Estas teorías nos pueden parecer pintorescas, estrafalarias, divertidas incluso, pero ejercieron una considerable influencia a finales del siglo XIX y principios del XX. Blavatsky las mezclaba con fragmentos de ciencia recogidos de aquí y allá, lo que les otorgaba una pátina de apariencia científica, de respetabilidad. Muchos las creyeron, aunque si las lees con un mínimo de cultura científica, te rechinan los dientes.
Y no eran inocentes, pues las teorías de Blavatsky fueron empleadas para justificar el racismo. Recomendamos la lectura del libro La cruzada de Himmler, de Christopher Hale; sobre todo, el capítulo introductorio, que nos sitúa en aquella época y nos pone delante de un tema que no podemos soslayar: el eurocentrismo. O dejémonos de rodeos: el racismo, a secas.
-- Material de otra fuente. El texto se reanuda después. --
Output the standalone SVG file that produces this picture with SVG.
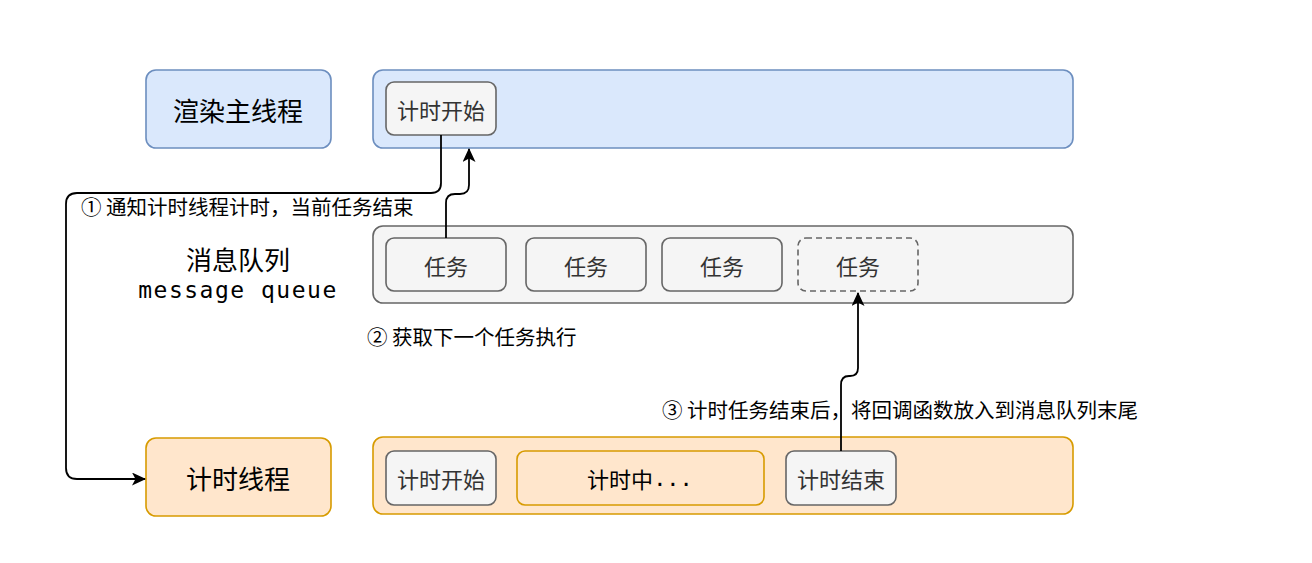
<svg xmlns="http://www.w3.org/2000/svg" width="1312" height="563" viewBox="0 0 1312 563">
<style>
text{font-family:"Noto Sans CJK SC","Noto Sans",sans-serif;dominant-baseline:central;fill:#000}
.blue{fill:#dae8fc;stroke:#6c8ebf;stroke-width:1.6}
.gray{fill:#f5f5f5;stroke:#666666;stroke-width:1.6}
.orange{fill:#ffe6cc;stroke:#d79b00;stroke-width:1.6}
.dash{stroke-dasharray:6 4}
.big{font-size:26px}
.mid{font-size:22px;text-anchor:middle}
.in{fill:#333333}
.lbl{font-size:20.5px;text-anchor:start}
.c{text-anchor:middle}
.edge{fill:none;stroke:#000;stroke-width:1.8}
</style>
<defs>
<marker id="arr" viewBox="0 0 14 13" refX="13" refY="6.5" markerWidth="14" markerHeight="13" markerUnits="userSpaceOnUse" orient="auto">
<path d="M0,0 L14,6.5 L0,13 L3.5,6.5 Z" fill="#000"/>
</marker>
</defs>
<rect width="1312" height="563" fill="#ffffff"/>

<g id="render-thread">
<rect class="blue" x="146" y="70" width="185" height="78" rx="10"/>
<text class="big c" x="238" y="109">渲染主线程</text>
</g>
<g id="render-lane">
<rect class="blue" x="373" y="70" width="700" height="78" rx="10"/>
</g>
<g id="render-timer-start">
<rect class="gray" x="386" y="82" width="110" height="53" rx="8"/>
<text class="mid in" x="441" y="109">计时开始</text>
</g>

<g id="queue-label">
<text class="big c" x="238" y="258">消息队列</text>
<text class="c" x="238" y="290" style="font-family:'DejaVu Sans Mono','Liberation Mono',monospace;font-size:23px;letter-spacing:1.5px">message queue</text>
</g>
<g id="queue-lane">
<rect class="gray" x="373" y="226" width="700" height="77" rx="10"/>
</g>
<g id="task1">
<rect class="gray" x="386" y="238" width="120" height="53" rx="8"/>
<text class="mid in" x="446" y="265">任务</text>
</g>
<g id="task2">
<rect class="gray" x="526" y="238" width="120" height="53" rx="8"/>
<text class="mid in" x="586" y="265">任务</text>
</g>
<g id="task3">
<rect class="gray" x="662" y="238" width="120" height="53" rx="8"/>
<text class="mid in" x="722" y="265">任务</text>
</g>
<g id="task4">
<rect class="gray dash" x="798" y="238" width="120" height="53" rx="8"/>
<text class="mid in" x="858" y="265">任务</text>
</g>

<g id="timer-thread">
<rect class="orange" x="146" y="438" width="185" height="78" rx="10"/>
<text class="big c" x="238" y="477">计时线程</text>
</g>
<g id="timer-lane">
<rect class="orange" x="373" y="437" width="700" height="77" rx="10"/>
</g>
<g id="timer-start">
<rect class="gray" x="386" y="451" width="110" height="54" rx="8"/>
<text class="mid in" x="441" y="478">计时开始</text>
</g>
<g id="timing">
<rect class="orange" x="517" y="451" width="247" height="54" rx="8"/>
<text class="mid" x="640" y="478">计时中<tspan style="font-family:'DejaVu Sans Mono',monospace">...</tspan></text>
</g>
<g id="timer-end">
<rect class="gray" x="786" y="451" width="110" height="54" rx="8"/>
<text class="mid in" x="841" y="478">计时结束</text>
</g>

<g id="connectors">
<path class="edge" d="M441,135 V183 Q441,193 431,193 H77 Q66,193 66,204 V468 Q66,479 77,479 H145" marker-end="url(#arr)"/>
<path class="edge" d="M446,238 V203 Q446,194 455,194 H460 Q469,194 469,185 V149" marker-end="url(#arr)"/>
<path class="edge" d="M841,451 V385 Q841,376 849,376 H850 Q858,376 858,368 V293" marker-end="url(#arr)"/>
<text class="lbl" x="81" y="206">① 通知计时线程计时，当前任务结束</text>
<text class="lbl" x="367" y="336">② 获取下一个任务执行</text>
<text class="lbl" x="662" y="409">③ 计时任务结束后，将回调函数放入到消息队列末尾</text>
</g>
</svg>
El hecho de que pueblos considerados primitivos y atrasados fueran capaces de edificar monumentos tan admirables como las pirámides resultaba irritante, por decirlo suavemente. Tenían que haber sido otros, como los sabios arios, herederos del conocimiento de la Atlántida. No unos africanos como los egipcios, descendientes de otras subrazas. O como los nativos americanos, que a saber de dónde venían. Las razas «inferiores» no podían mostrar tanta destreza.
Lo de los dioses astronautas es sólo la versión con maquillaje moderno de las teorías de Blavatsky. La idea que subyace es la misma: nuestros antepasados eran primitivos o inferiores, e incapaces de llevar a cabo magnas obras de ingeniería. Necesitaron ayuda de «seres superiores», tecnológica o espiritualmente hablando. Estas líneas de pensamiento son los rescoldos de una época en que los europeos miraban por encima del hombro a otras culturas.
No estamos de acuerdo con ellas. Aplicando, como dijimos en otras entradas, el principio de parsimonia (o sea, la navaja de Occam), nos quedamos con la hipótesis más simple. En la Edad del Bronce había personas tan listas y espabiladas como ahora, tanto en Eurasia como en África o en América. Más aún, al iniciarse la civilización y empezar a elaborar grandes obras de irrigación, estaban acostumbradas a coordinar la acción de cientos y miles de hombres en un proyecto común. Y aprendían de los errores. Para construir la Gran Pirámide pasaron por más de un siglo de edificar pirámides, cada vez más complejas. Independientemente, los nativos americanos también sabían apilar piedras, y utilizaban los edificios más sencillos como base para construir otros más amplios sobre ellos, como muñecas rusas.
Somos el producto de milenios de civilización, de guerras, de logros y fracasos de los que la Humanidad es la única responsable. Honremos la memoria de nuestros antepasados, que no necesitaron de ayuda alienígena para sus logros. O para complicarse la vida.